Figura 1. Megalosaurus do Crystal Palace. Escultura de Benjamim Waterhouse Hawkins. By www.CGPGrey.com, CC BY 3.0, https://commons.wikimedia.org/w/index.php?curid=708630. |
O que eu não sabia é que ao erigir o grupo Dinosauria
em 1842, Richard Owen (fig. 2), um grande anatomista da Era Vitoriana e um dos maiores
rivais de Charles Darwin, não meramente declarou uma proposta taxonômica. Ele usou os dinossauros contra as ideias transmutacionistas da época, especialmente as ideias de
Robert Grant, que muito admirava e também defendia o transmutacionismo nos
moldes do que foi proposto pelo francês e historicamente injustiçado Jean-Baptiste
de Lamarck.
Figura 2. Richard Owen com um crânio de crocodilo, 1856. By Maull & Polyblank - Public Domain, https://commons.wikimedia.org/w/index.php?curid=7899253. |
Quando os primeiros dinossauros foram descritos, Megalosaurus
(por Buckland, 1824) e Iguanodon (por Gideon Mantell, 1825), ainda sem
serem reconhecidos como “dinossauros”, evidentemente, eles foram concebidos como
sendo versões gigantes de lagartos. As estimativas de comprimento foram feitas,
portanto, assumindo-se as proporções típicas desses répteis. Assim, Buckland
estimou que o Megalosaurus se "igualava em altura [aos] nossos maiores elefantes
e, em comprimento, deve ter ficado um pouco aquém das nossas maiores
baleias". Após a consideração de algumas complicações, ele chegou ao valor
mais modesto de algo entre 18 e 21 metros de comprimento.

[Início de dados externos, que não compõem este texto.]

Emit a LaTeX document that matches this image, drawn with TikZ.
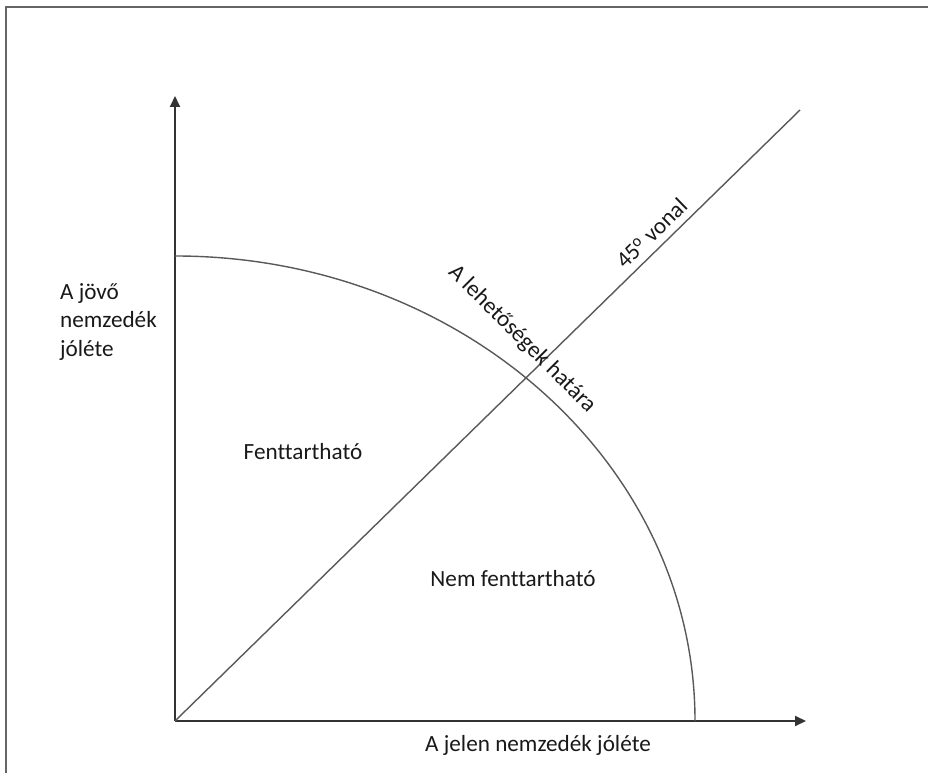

Richard Owen, desconfiado dessas estimativas assombrosas,
abordou a questão de forma diferente. Empregando um método de medição das vértebras
e estimativa do número total delas com base em crocodilianos e lagartos, Owen
reduziu a estimativa de comprimento: Megalosaurus, por exemplo, teria,
segundo Owen, cerca de 9 metros. E essa não foi a única modificação. Owen deu
um ar mais mamaliano aos dinossauros, em termos de proporções e até anatomia: ao
invés de imaginar os dinossauros com membros se projetando lateralmente (como nos lagartos), Owen adotou
uma postura mais mamaliana, com os membros mais para abaixo do corpo.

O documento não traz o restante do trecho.